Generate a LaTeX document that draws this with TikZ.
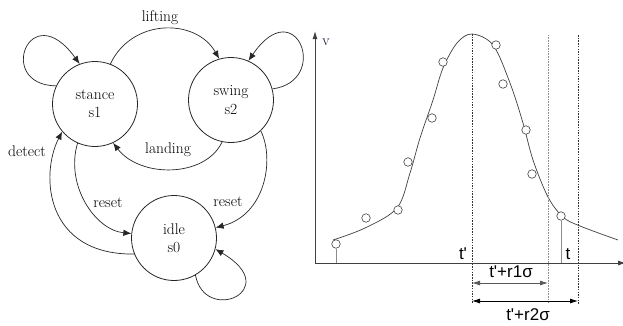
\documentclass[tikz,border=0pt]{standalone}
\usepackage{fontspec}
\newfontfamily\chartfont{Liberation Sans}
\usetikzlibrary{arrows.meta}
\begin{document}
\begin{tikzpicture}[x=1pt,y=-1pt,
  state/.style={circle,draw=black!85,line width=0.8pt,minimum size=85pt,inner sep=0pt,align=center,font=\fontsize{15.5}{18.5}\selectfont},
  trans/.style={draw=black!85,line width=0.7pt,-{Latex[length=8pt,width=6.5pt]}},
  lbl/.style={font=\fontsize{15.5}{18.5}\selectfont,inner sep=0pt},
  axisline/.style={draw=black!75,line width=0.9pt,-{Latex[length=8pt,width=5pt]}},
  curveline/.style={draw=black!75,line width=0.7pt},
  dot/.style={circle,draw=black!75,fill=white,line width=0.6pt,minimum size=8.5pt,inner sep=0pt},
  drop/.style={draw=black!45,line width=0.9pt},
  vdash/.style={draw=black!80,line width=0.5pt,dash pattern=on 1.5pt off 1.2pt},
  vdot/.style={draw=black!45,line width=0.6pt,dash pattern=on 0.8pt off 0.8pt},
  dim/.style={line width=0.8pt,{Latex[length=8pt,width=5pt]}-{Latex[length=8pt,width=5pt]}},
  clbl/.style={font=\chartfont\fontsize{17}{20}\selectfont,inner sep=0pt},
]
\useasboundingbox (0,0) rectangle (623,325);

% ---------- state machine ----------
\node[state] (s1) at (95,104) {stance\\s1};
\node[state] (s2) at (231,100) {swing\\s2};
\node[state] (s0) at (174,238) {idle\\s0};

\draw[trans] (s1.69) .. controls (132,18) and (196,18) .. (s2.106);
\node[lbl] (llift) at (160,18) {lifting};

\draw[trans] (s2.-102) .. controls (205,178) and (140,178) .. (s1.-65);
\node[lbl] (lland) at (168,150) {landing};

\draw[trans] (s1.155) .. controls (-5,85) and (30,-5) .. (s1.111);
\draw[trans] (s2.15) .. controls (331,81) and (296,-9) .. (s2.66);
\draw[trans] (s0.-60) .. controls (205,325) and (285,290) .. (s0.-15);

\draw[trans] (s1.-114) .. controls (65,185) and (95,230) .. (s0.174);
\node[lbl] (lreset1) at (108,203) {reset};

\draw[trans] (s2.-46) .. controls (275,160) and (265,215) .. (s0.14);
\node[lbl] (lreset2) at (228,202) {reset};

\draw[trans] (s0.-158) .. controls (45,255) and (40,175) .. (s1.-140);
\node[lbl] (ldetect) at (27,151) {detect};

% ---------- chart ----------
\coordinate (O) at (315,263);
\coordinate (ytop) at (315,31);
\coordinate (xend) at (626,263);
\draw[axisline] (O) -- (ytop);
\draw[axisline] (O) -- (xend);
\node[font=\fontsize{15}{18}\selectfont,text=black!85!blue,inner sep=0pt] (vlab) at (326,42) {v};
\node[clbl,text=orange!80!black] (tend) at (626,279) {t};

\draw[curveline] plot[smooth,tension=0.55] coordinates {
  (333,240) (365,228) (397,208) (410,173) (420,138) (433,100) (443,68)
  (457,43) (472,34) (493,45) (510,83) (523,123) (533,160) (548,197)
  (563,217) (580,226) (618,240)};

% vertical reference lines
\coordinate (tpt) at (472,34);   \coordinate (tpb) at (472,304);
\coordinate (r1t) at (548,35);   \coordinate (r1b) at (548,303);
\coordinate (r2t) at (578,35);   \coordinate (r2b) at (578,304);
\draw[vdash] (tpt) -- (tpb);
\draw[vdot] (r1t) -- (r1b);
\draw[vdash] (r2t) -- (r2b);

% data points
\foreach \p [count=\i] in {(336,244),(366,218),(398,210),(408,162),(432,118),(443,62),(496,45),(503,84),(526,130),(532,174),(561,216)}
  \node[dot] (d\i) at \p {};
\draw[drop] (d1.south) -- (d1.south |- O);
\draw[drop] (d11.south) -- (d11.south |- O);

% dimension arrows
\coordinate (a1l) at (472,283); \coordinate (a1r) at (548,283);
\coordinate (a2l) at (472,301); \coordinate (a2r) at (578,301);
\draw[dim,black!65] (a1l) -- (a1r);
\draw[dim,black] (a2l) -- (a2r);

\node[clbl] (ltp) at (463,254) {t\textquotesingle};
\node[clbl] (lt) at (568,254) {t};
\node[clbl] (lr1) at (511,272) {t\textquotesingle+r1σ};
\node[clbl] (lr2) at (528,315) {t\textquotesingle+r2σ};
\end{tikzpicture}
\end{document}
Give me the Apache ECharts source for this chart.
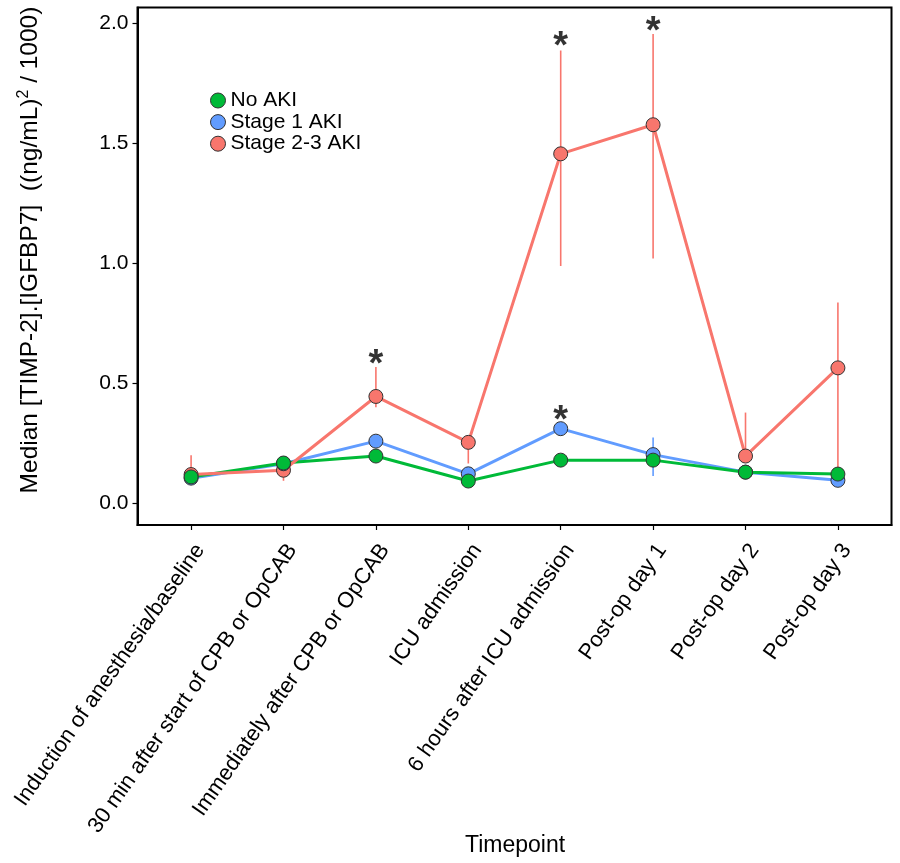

****************************************

STATED GOAL -> Repeat the listing in full and exactly. Do not include any images.

TASK OUTPUT ->
Generate a LaTeX document that draws this with TikZ.
\documentclass[tikz,border=0pt]{standalone}
\usepackage{fontspec}
\newfontfamily\chartfont{Liberation Sans}
\usetikzlibrary{arrows.meta}
\begin{document}
\begin{tikzpicture}[x=1pt,y=-1pt,
  state/.style={circle,draw=black!85,line width=0.8pt,minimum size=85pt,inner sep=0pt,align=center,font=\fontsize{15.5}{18.5}\selectfont},
  trans/.style={draw=black!85,line width=0.7pt,-{Latex[length=8pt,width=6.5pt]}},
  lbl/.style={font=\fontsize{15.5}{18.5}\selectfont,inner sep=0pt},
  axisline/.style={draw=black!75,line width=0.9pt,-{Latex[length=8pt,width=5pt]}},
  curveline/.style={draw=black!75,line width=0.7pt},
  dot/.style={circle,draw=black!75,fill=white,line width=0.6pt,minimum size=8.5pt,inner sep=0pt},
  drop/.style={draw=black!45,line width=0.9pt},
  vdash/.style={draw=black!80,line width=0.5pt,dash pattern=on 1.5pt off 1.2pt},
  vdot/.style={draw=black!45,line width=0.6pt,dash pattern=on 0.8pt off 0.8pt},
  dim/.style={line width=0.8pt,{Latex[length=8pt,width=5pt]}-{Latex[length=8pt,width=5pt]}},
  clbl/.style={font=\chartfont\fontsize{17}{20}\selectfont,inner sep=0pt},
]
\useasboundingbox (0,0) rectangle (623,325);

% ---------- state machine ----------
\node[state] (s1) at (95,104) {stance\\s1};
\node[state] (s2) at (231,100) {swing\\s2};
\node[state] (s0) at (174,238) {idle\\s0};

\draw[trans] (s1.69) .. controls (132,18) and (196,18) .. (s2.106);
\node[lbl] (llift) at (160,18) {lifting};

\draw[trans] (s2.-102) .. controls (205,178) and (140,178) .. (s1.-65);
\node[lbl] (lland) at (168,150) {landing};

\draw[trans] (s1.155) .. controls (-5,85) and (30,-5) .. (s1.111);
\draw[trans] (s2.15) .. controls (331,81) and (296,-9) .. (s2.66);
\draw[trans] (s0.-60) .. controls (205,325) and (285,290) .. (s0.-15);

\draw[trans] (s1.-114) .. controls (65,185) and (95,230) .. (s0.174);
\node[lbl] (lreset1) at (108,203) {reset};

\draw[trans] (s2.-46) .. controls (275,160) and (265,215) .. (s0.14);
\node[lbl] (lreset2) at (228,202) {reset};

\draw[trans] (s0.-158) .. controls (45,255) and (40,175) .. (s1.-140);
\node[lbl] (ldetect) at (27,151) {detect};

% ---------- chart ----------
\coordinate (O) at (315,263);
\coordinate (ytop) at (315,31);
\coordinate (xend) at (626,263);
\draw[axisline] (O) -- (ytop);
\draw[axisline] (O) -- (xend);
\node[font=\fontsize{15}{18}\selectfont,text=black!85!blue,inner sep=0pt] (vlab) at (326,42) {v};
\node[clbl,text=orange!80!black] (tend) at (626,279) {t};

\draw[curveline] plot[smooth,tension=0.55] coordinates {
  (333,240) (365,228) (397,208) (410,173) (420,138) (433,100) (443,68)
  (457,43) (472,34) (493,45) (510,83) (523,123) (533,160) (548,197)
  (563,217) (580,226) (618,240)};

% vertical reference lines
\coordinate (tpt) at (472,34);   \coordinate (tpb) at (472,304);
\coordinate (r1t) at (548,35);   \coordinate (r1b) at (548,303);
\coordinate (r2t) at (578,35);   \coordinate (r2b) at (578,304);
\draw[vdash] (tpt) -- (tpb);
\draw[vdot] (r1t) -- (r1b);
\draw[vdash] (r2t) -- (r2b);

% data points
\foreach \p [count=\i] in {(336,244),(366,218),(398,210),(408,162),(432,118),(443,62),(496,45),(503,84),(526,130),(532,174),(561,216)}
  \node[dot] (d\i) at \p {};
\draw[drop] (d1.south) -- (d1.south |- O);
\draw[drop] (d11.south) -- (d11.south |- O);

% dimension arrows
\coordinate (a1l) at (472,283); \coordinate (a1r) at (548,283);
\coordinate (a2l) at (472,301); \coordinate (a2r) at (578,301);
\draw[dim,black!65] (a1l) -- (a1r);
\draw[dim,black] (a2l) -- (a2r);

\node[clbl] (ltp) at (463,254) {t\textquotesingle};
\node[clbl] (lt) at (568,254) {t};
\node[clbl] (lr1) at (511,272) {t\textquotesingle+r1σ};
\node[clbl] (lr2) at (528,315) {t\textquotesingle+r2σ};
\end{tikzpicture}
\end{document}
Give me the Apache ECharts source for this chart.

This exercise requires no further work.